Iran Affairs: The Twenty-Percent Solution with Iran that won’t work
The Twenty-Percent Solution with Iran that won’t work
Ivanka Barzashka and Ivan Oelrich have an article at the Federation of American Scientists’ blog entitled “The Twenty-Percent Solution” which recommends that the US accept Iran’s offer of a uranium-swap, if only as a test of Iranian intentions, since the terms required by Iran for the swap would still have the same benefits:
The Islamic Republic has agreed in principle to the IAEA-brokered deal of swapping domestic LEU for foreign-made TRR fuel rods and is still looking to purchase fuel. Moreover, Tehran has said that it will stop enrichment to high concentrations once a deal is struck and the suppliers deliver on it….
We propose the perfect litmus test for Iranian nuclear intensions. The international community should simply say “yes” and accept the terms of Tehran’s exchange proposal. The big achievement has already been made: getting Iran to agree to the fuel swap. This was a decision that met considerable domestic opposition within Iran. Leaving the LEU in Iran is not a dangerous concession and would not be a change from the current state of affairs since all of the nuclear material would remain under IAEA safeguards.
I am sure that the authors are excellent nuclear scientists but there’s a problem when scientists don’t understand politics. They don’t understand that the uranium swap offer made by the US was never intended to be accepted by Iran. Similarly, the offer made by Rice to Iran in the Bush administration — which required Iran to first suspend enrichment before the US would see fit to negotiate with Iran — was not intended to be accepted. These “offers” are pretextual, and are deliberately designed to be rejected by Iran so that the US can paint Iran as being “intrasigent” and having “spurned” Obama’s supposed attempt at engagement.

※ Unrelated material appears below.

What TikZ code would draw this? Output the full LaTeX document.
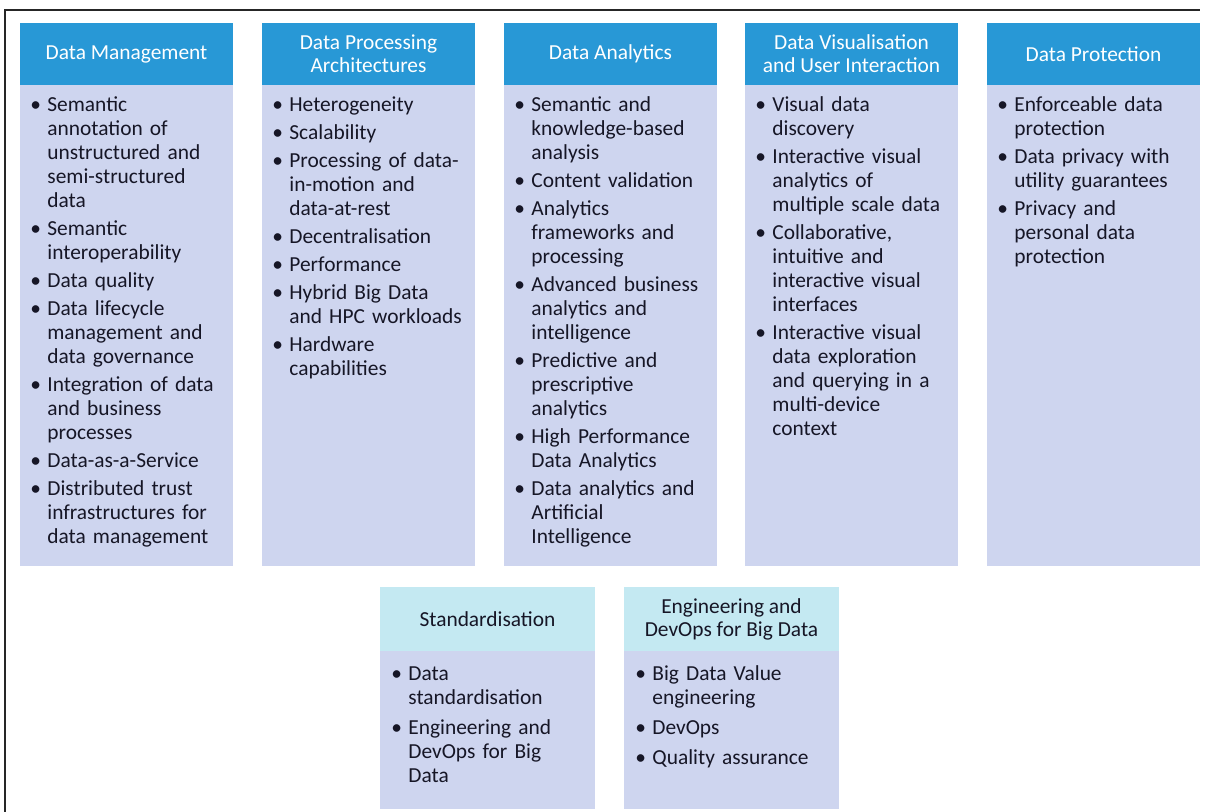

This is simply political theater, to justify a further escalation. Iran has already made far more significant compromise offers that would have addressed any real concern about nuclear weapons proliferation, and these offers have simply been ignored. So, no matter how many technical solutions to the standoff people like Barzashka and Oelrich, or Luers and Pickering, can come up with, they won’t work because one side to this standoff does not want to see it resolved and instead wants to deliberately and artificially create a crisis out of it.